Companheiros como Israel Cervantes também representam outros lutadores que não desistiram ou se venderam. A partir de Gerando Movimento tiveram a coragem de enfrentar esse monstro transnacional, a perseverança para superar as calúnias e a inteligência para “bater nas portas” e buscar e encontrar apoio e experiência útil. Eles sabiam distinguir entre aqueles que os apoiavam e aqueles que os queriam parasitar. Souberam trabalhar com cuidado para não expor os companheiros ativos da fábrica. Souberam construir a partir da base das plantas um grupo iniciador do novo sindicato SINTTIA, com companheiras e companheiros que estavam dispostos a se jogar e levar adiante. Souberam interpretar que o setor mais oprimido da classe deveria liderar o SINTTIA e por isso elegeram uma mulher como Secretária Geral. Souberam encontrar apoio jurídico e sindical eficiente no Centro de Pesquisa Trabalhista e Assessoria Sindical, para processar e levar à Secretaria do Trabalho. No entanto, esta longa e dura marcha teve um marco com a vitória do NÃO ao contrato da CTM.
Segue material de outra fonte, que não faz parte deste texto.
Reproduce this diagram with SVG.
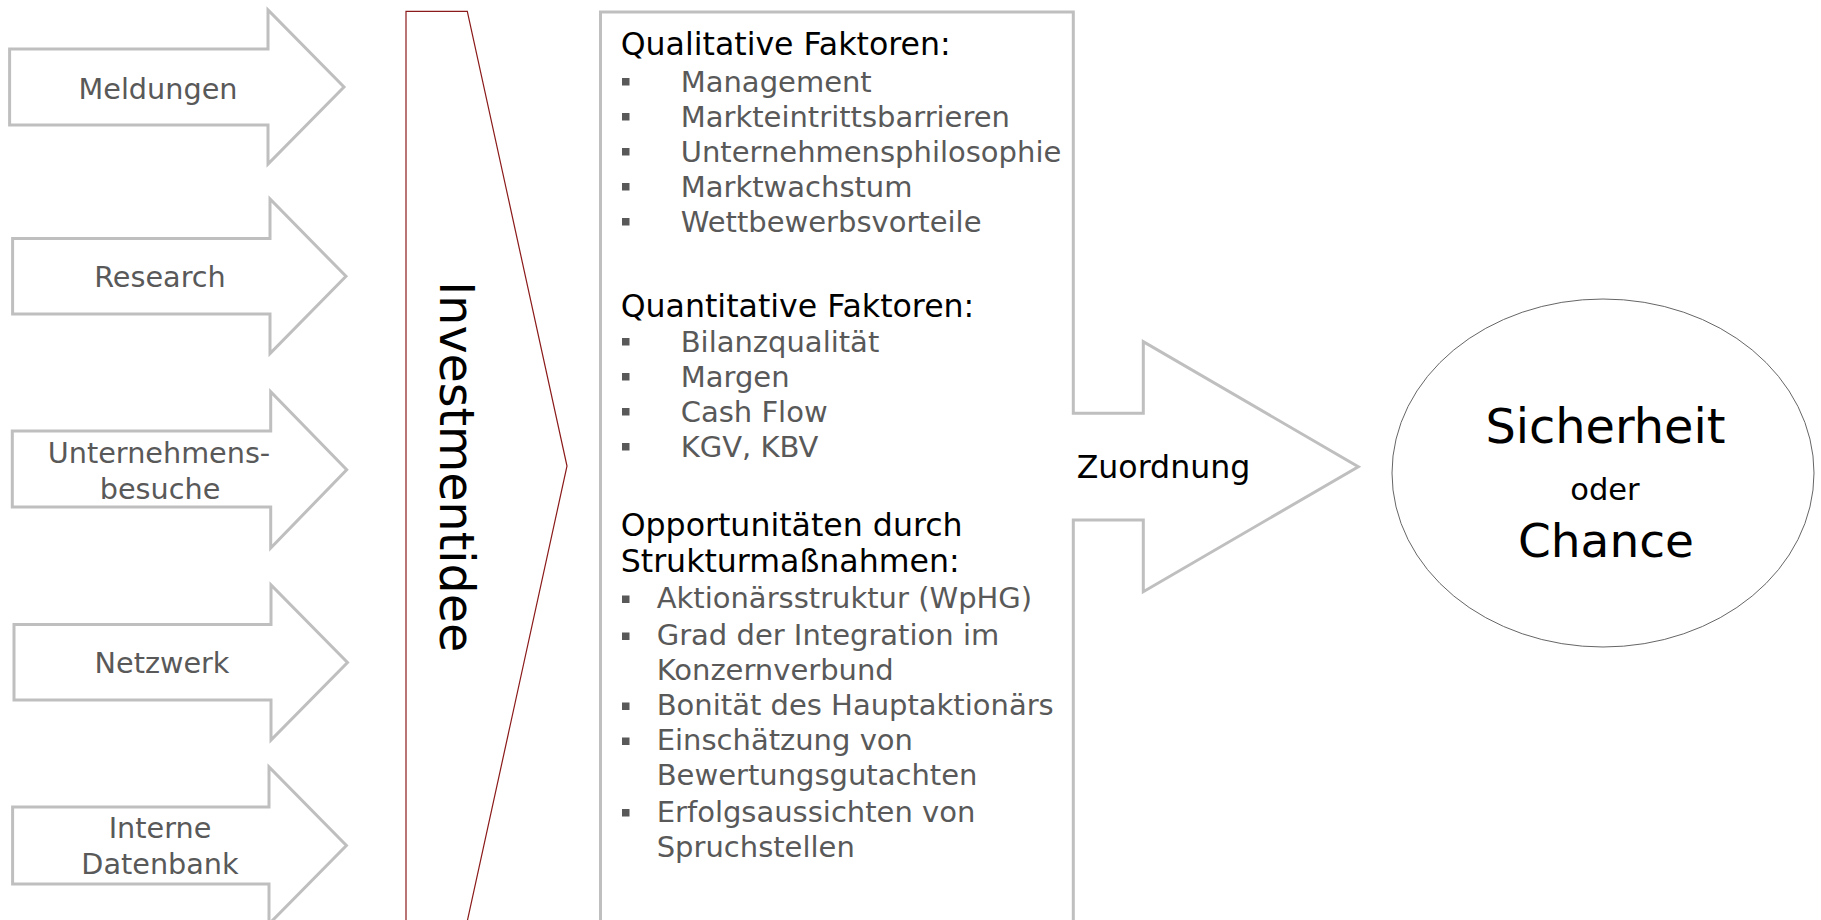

O retumbante NÃO ao Contrato de Trabalho com a CTM marcou o caminho para a vitória do SIM ao SINTTIA

A corrupta burocracia sindical da CTM, acostumada há décadas –quase um século– de impunidade e vantajosos negócios com as empresas, em 21 de abril de 2021, cometeu uma fraude grosseira no GM Silao, com cédulas destruídas e intimidação durante o processo de legitimação do antigo Acordo Coletivo de Trabalho, de “proteção patronal”. Quando a fraude foi exposta, o escândalo estourou e rapidamente atingiu uma dimensão internacional e foi isso que obrigou a empresa GM e os governos que assinaram o T-MEC a declarar publicamente “sua imensa preocupação” por tais violações… Ninguém acreditou nessas palavras hipócritas. Essa falsidade foi desmascarada, quando passaram 4 meses até que o STPS marcasse uma nova data em 17 e 18 de agosto para restabelecer o processo de legitimação. Além disso, os executores diretos e instigadores da fraude criminosa não receberam nenhuma sanção e continuaram a atuar na fábrica impunemente.

E o governo ficou ainda mais exposto quando não permitiu observadores operários externos independentes na nova votação em agosto. As demissões de membros de Gerando Movimento foram o motor da campanha de agitação massiva para rejeitar o contrato de proteção “Vote NÃO ao CTM” com panfletos, cartazes e alto-falantes, percorrendo bairros e colônias de Silao e cidades vizinhas como Irapuato, Guanajuato, León… Os/as companheiros/as realizaram um trabalho intenso e exaustivo sob o sol escaldante do verão. O medo inicial das bases operárias foi dando lugar à decisão cada vez mais firme de quebrar o jugo da CTM. Ainda havia sérias dúvidas sobre se isso era possível. Mas outros ativistas responderam: Se é necessário, é possível!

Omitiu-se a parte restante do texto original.